= Do this =
Set the lines down again exactly, first line through the line that contains "0.0, 0.0, 0.01, 0.02, 0.02]", with no pictures.
--- BEGIN Collected data ---
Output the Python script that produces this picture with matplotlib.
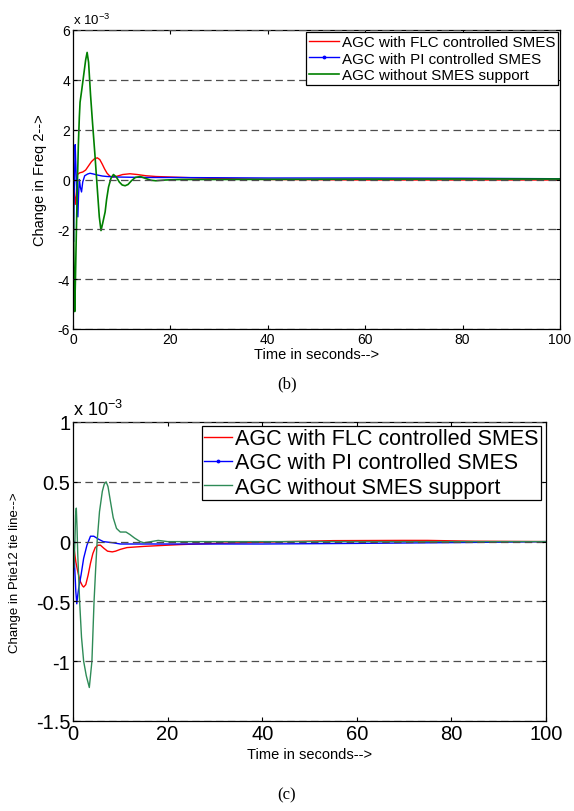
import matplotlib.pyplot as plt
import numpy as np

plt.rcParams['font.family'] = ['Liberation Sans', 'DejaVu Sans']
plt.rcParams['axes.unicode_minus'] = False
plt.rcParams['mathtext.fontset'] = 'custom'
plt.rcParams['mathtext.rm'] = 'Liberation Sans'

labels = ["AGC with FLC controlled SMES", "AGC with PI controlled SMES", "AGC without SMES support"]

# (b) change in frequency of area 2, values in units of 1e-3
t_b_flc = [0, 0.2, 0.45, 0.7, 0.9, 1.4, 2.0, 2.6, 3.2, 3.8, 4.4, 5.0, 5.5, 6.0, 6.5, 7.0, 7.6, 8.3, 9.2,
           10.2, 11.7, 13.2, 15, 17, 20, 26, 30, 40, 50, 60, 80, 100]
f_b_flc = [0, -0.5, -1.0, -0.5, 0.2, 0.27, 0.3, 0.38, 0.55, 0.72, 0.83, 0.87, 0.8, 0.62, 0.42, 0.25, 0.13, 0.1, 0.14,
           0.2, 0.23, 0.2, 0.15, 0.12, 0.1, 0.06, 0.04, 0.0, -0.01, -0.02, -0.02, -0.02]

t_b_pi = [0, 0.1, 0.25, 0.45, 0.6, 0.8, 1.0, 1.15, 1.3, 1.5, 1.75, 2.0, 2.4, 3.0, 3.5, 4.2, 5.0, 6, 7, 9,
          12, 16, 20, 30, 40, 60, 80, 100]
f_b_pi = [0, -2.5, -0.5, 1.4, 0.5, -0.8, -1.5, -0.6, 0.0, -0.3, -0.5, -0.1, 0.15, 0.22, 0.25, 0.22, 0.18, 0.14, 0.12, 0.1,
          0.09, 0.08, 0.08, 0.07, 0.06, 0.06, 0.05, 0.03]

t_b_no = [0, 0.1, 0.2, 0.3, 0.35, 0.5, 0.7, 0.9, 1.1, 1.3, 1.45, 1.8, 2.2, 2.6, 2.9, 3.2, 3.6, 4.0, 4.5, 5.0,
          5.4, 5.75, 6.1, 6.6, 6.9, 7.3, 7.8, 8.3, 8.9, 9.5, 10.1, 10.7, 11.3, 12.0, 12.8, 13.8, 14.8, 16, 17, 19,
          22, 30, 50, 80, 100]
f_b_no = [0, -1.5, -3.5, -5.0, -5.3, -4.0, -2.0, -0.2, 1.4, 2.5, 3.1, 3.6, 4.2, 4.8, 5.1, 4.7, 3.4, 2.3, 1.0, -0.4,
          -1.5, -2.05, -1.75, -1.3, -0.8, -0.3, 0.05, 0.2, 0.1, -0.1, -0.22, -0.25, -0.2, -0.05, 0.08, 0.12, 0.05, -0.03, -0.05, -0.02,
          0.0, 0.0, 0.01, 0.02, 0.02]

# (c) change in tie line power Ptie12, values in units of 1e-3
t_c_flc = [0, 0.3, 0.6, 1.0, 1.5, 2.0, 2.25, 2.7, 3.2, 3.7, 4.2, 4.7, 5.3, 5.8, 6.5, 7.3, 8.3, 9.0, 10,
           11.4, 15, 20, 22.7, 30, 35, 40, 45, 55, 70, 75, 85, 100]
f_c_flc = [0, -0.08, -0.17, -0.25, -0.33, -0.37, -0.38, -0.36, -0.28, -0.18, -0.1, -0.05, -0.03, -0.03, -0.055, -0.08, -0.086, -0.08, -0.065,
           -0.05, -0.04, -0.03, -0.025, -0.015, -0.01, -0.005, 0.0, 0.008, 0.01, 0.01, 0.003, 0.0]

t_c_pi = [0, 0.2, 0.4, 0.6, 0.8, 1.0, 1.2, 1.7, 2.25, 2.95, 3.7, 4.4, 5.4, 6.4, 8.5, 10, 20, 40, 60, 75, 90, 100]
f_c_pi = [0, -0.1, -0.25, -0.42, -0.52, -0.45, -0.39, -0.28, -0.14, -0.03, 0.045, 0.045, 0.02, 0.0, -0.01, -0.02, -0.02,
          -0.02, -0.015, -0.01, -0.005, 0.0]

t_c_no = [0, 0.2, 0.4, 0.55, 0.7, 0.85, 1.0, 1.4, 1.8, 2.25, 2.8, 3.45, 4.0, 4.45, 4.8, 5.1, 5.6, 6.2, 6.6, 7.0,
          7.4, 7.9, 8.5, 9.2, 10.0, 11.2, 12.0, 13.0, 14.2, 15.0, 16.5, 18, 20, 30, 60, 100]
f_c_no = [0, -0.22, 0.0, 0.22, 0.28, 0.12, -0.1, -0.5, -0.8, -1.0, -1.12, -1.22, -1.0, -0.5, -0.22, 0.0, 0.25, 0.42, 0.48, 0.5,
          0.46, 0.34, 0.2, 0.11, 0.08, 0.08, 0.06, 0.03, 0.0, -0.01, 0.0, 0.01, 0.0, 0.0, 0.0, 0.0]

xticks = [0, 20, 40, 60, 80, 100]
yticks_b = [-6, -4, -2, 0, 2, 4, 6]
yticks_c = [-1.5, -1, -0.5, 0, 0.5, 1]
yticklabels_c = ["-1.5", "-1", "-0.5", "0", "0.5", "1"]

fig = plt.figure(figsize=(5.74, 8.12), dpi=100)
ax1 = fig.add_axes([73/574, 1 - 330/812, 487/574, 299/812])
ax2 = fig.add_axes([73/574, 1 - 722/812, 473/574, 299/812])


def style(ax, tick_size):
    ax.set_xlim(0, 100)
    ax.set_xticks(xticks)
    ax.tick_params(direction='in', top=True, right=True, length=3, width=0.8, labelsize=tick_size, pad=2)
    ax.yaxis.grid(True, linestyle=(0, (6, 3.5)), color='0.3', linewidth=0.9)
    ax.set_axisbelow(False)
    for s in ax.spines.values():
        s.set_linewidth(0.9)


# panel (b)
ax1.plot(t_b_flc, f_b_flc, color='#ff0000', lw=1.0, label=labels[0])
ax1.plot(t_b_pi, f_b_pi, color='#0000ff', lw=1.0, marker='.', ms=3.5, markevery=[0], label=labels[1])
ax1.plot(t_b_no, f_b_no, color='#008000', lw=1.2, label=labels[2])
style(ax1, 10)
ax1.set_ylim(-6, 6)
ax1.set_yticks(yticks_b)
ax1.set_xlabel("Time in seconds-->", fontsize=10.5)
ax1.xaxis.set_label_coords(0.5, -0.085)
ax1.xaxis.label.set_va('center')
ax1.set_ylabel("Change in Freq 2-->", fontsize=10.5)
ax1.yaxis.set_label_coords(-0.068, 0.5)
ax1.yaxis.label.set_va('center')
ax1.text(0.0, 1.01, r"x 10$^{-3}$", transform=ax1.transAxes, fontsize=9.5, ha='left', va='bottom')
leg1 = ax1.legend(loc='upper right', bbox_to_anchor=(0.996, 0.993), fontsize=10.9, frameon=True, fancybox=False,
                  edgecolor='black', framealpha=1, borderaxespad=0, borderpad=0.2, labelspacing=0.17,
                  handlelength=2.0, handletextpad=0.15, numpoints=1)
leg1.get_frame().set_linewidth(0.9)

# panel (c)
ax2.plot(t_c_flc, f_c_flc, color='#ff0000', lw=1.0, label=labels[0])
ax2.plot(t_c_pi, f_c_pi, color='#0000ff', lw=1.0, marker='.', ms=3.5, markevery=[0], label=labels[1])
ax2.plot(t_c_no, f_c_no, color='#2e8b57', lw=1.0, label=labels[2])
style(ax2, 14.5)
ax2.set_ylim(-1.5, 1)
ax2.set_yticks(yticks_c, yticklabels_c)
ax2.set_xlabel("Time in seconds-->", fontsize=10.5)
ax2.xaxis.set_label_coords(0.5, -0.109)
ax2.xaxis.label.set_va('center')
ax2.set_ylabel("Change in Ptie12 tie line-->", fontsize=9.5)
ax2.yaxis.set_label_coords(-0.123, 0.5)
ax2.yaxis.label.set_va('center')
ax2.text(0.0, 1.01, r"x 10$^{-3}$", transform=ax2.transAxes, fontsize=13, ha='left', va='bottom')
leg2 = ax2.legend(loc='upper right', bbox_to_anchor=(0.989, 0.987), fontsize=15.5, frameon=True, fancybox=False,
                  edgecolor='black', framealpha=1, borderaxespad=0, borderpad=0.1, labelspacing=0.16,
                  handlelength=1.3, handletextpad=0.15, numpoints=1)
leg2.get_frame().set_linewidth(0.9)

fig.text(287/574, 1 - 384/812, "(b)", family='Liberation Serif', fontsize=12, ha='center', va='center')
fig.text(287/574, 1 - 795/812, "(c)", family='Liberation Serif', fontsize=12, ha='center', va='center')

fig.savefig("out.png", dpi=100)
--- END Collected data ---
= Result of the task =
Output the Python script that produces this picture with matplotlib.
import matplotlib.pyplot as plt
import numpy as np

plt.rcParams['font.family'] = ['Liberation Sans', 'DejaVu Sans']
plt.rcParams['axes.unicode_minus'] = False
plt.rcParams['mathtext.fontset'] = 'custom'
plt.rcParams['mathtext.rm'] = 'Liberation Sans'

labels = ["AGC with FLC controlled SMES", "AGC with PI controlled SMES", "AGC without SMES support"]

# (b) change in frequency of area 2, values in units of 1e-3
t_b_flc = [0, 0.2, 0.45, 0.7, 0.9, 1.4, 2.0, 2.6, 3.2, 3.8, 4.4, 5.0, 5.5, 6.0, 6.5, 7.0, 7.6, 8.3, 9.2,
           10.2, 11.7, 13.2, 15, 17, 20, 26, 30, 40, 50, 60, 80, 100]
f_b_flc = [0, -0.5, -1.0, -0.5, 0.2, 0.27, 0.3, 0.38, 0.55, 0.72, 0.83, 0.87, 0.8, 0.62, 0.42, 0.25, 0.13, 0.1, 0.14,
           0.2, 0.23, 0.2, 0.15, 0.12, 0.1, 0.06, 0.04, 0.0, -0.01, -0.02, -0.02, -0.02]

t_b_pi = [0, 0.1, 0.25, 0.45, 0.6, 0.8, 1.0, 1.15, 1.3, 1.5, 1.75, 2.0, 2.4, 3.0, 3.5, 4.2, 5.0, 6, 7, 9,
          12, 16, 20, 30, 40, 60, 80, 100]
f_b_pi = [0, -2.5, -0.5, 1.4, 0.5, -0.8, -1.5, -0.6, 0.0, -0.3, -0.5, -0.1, 0.15, 0.22, 0.25, 0.22, 0.18, 0.14, 0.12, 0.1,
          0.09, 0.08, 0.08, 0.07, 0.06, 0.06, 0.05, 0.03]

t_b_no = [0, 0.1, 0.2, 0.3, 0.35, 0.5, 0.7, 0.9, 1.1, 1.3, 1.45, 1.8, 2.2, 2.6, 2.9, 3.2, 3.6, 4.0, 4.5, 5.0,
          5.4, 5.75, 6.1, 6.6, 6.9, 7.3, 7.8, 8.3, 8.9, 9.5, 10.1, 10.7, 11.3, 12.0, 12.8, 13.8, 14.8, 16, 17, 19,
          22, 30, 50, 80, 100]
f_b_no = [0, -1.5, -3.5, -5.0, -5.3, -4.0, -2.0, -0.2, 1.4, 2.5, 3.1, 3.6, 4.2, 4.8, 5.1, 4.7, 3.4, 2.3, 1.0, -0.4,
          -1.5, -2.05, -1.75, -1.3, -0.8, -0.3, 0.05, 0.2, 0.1, -0.1, -0.22, -0.25, -0.2, -0.05, 0.08, 0.12, 0.05, -0.03, -0.05, -0.02,
          0.0, 0.0, 0.01, 0.02, 0.02]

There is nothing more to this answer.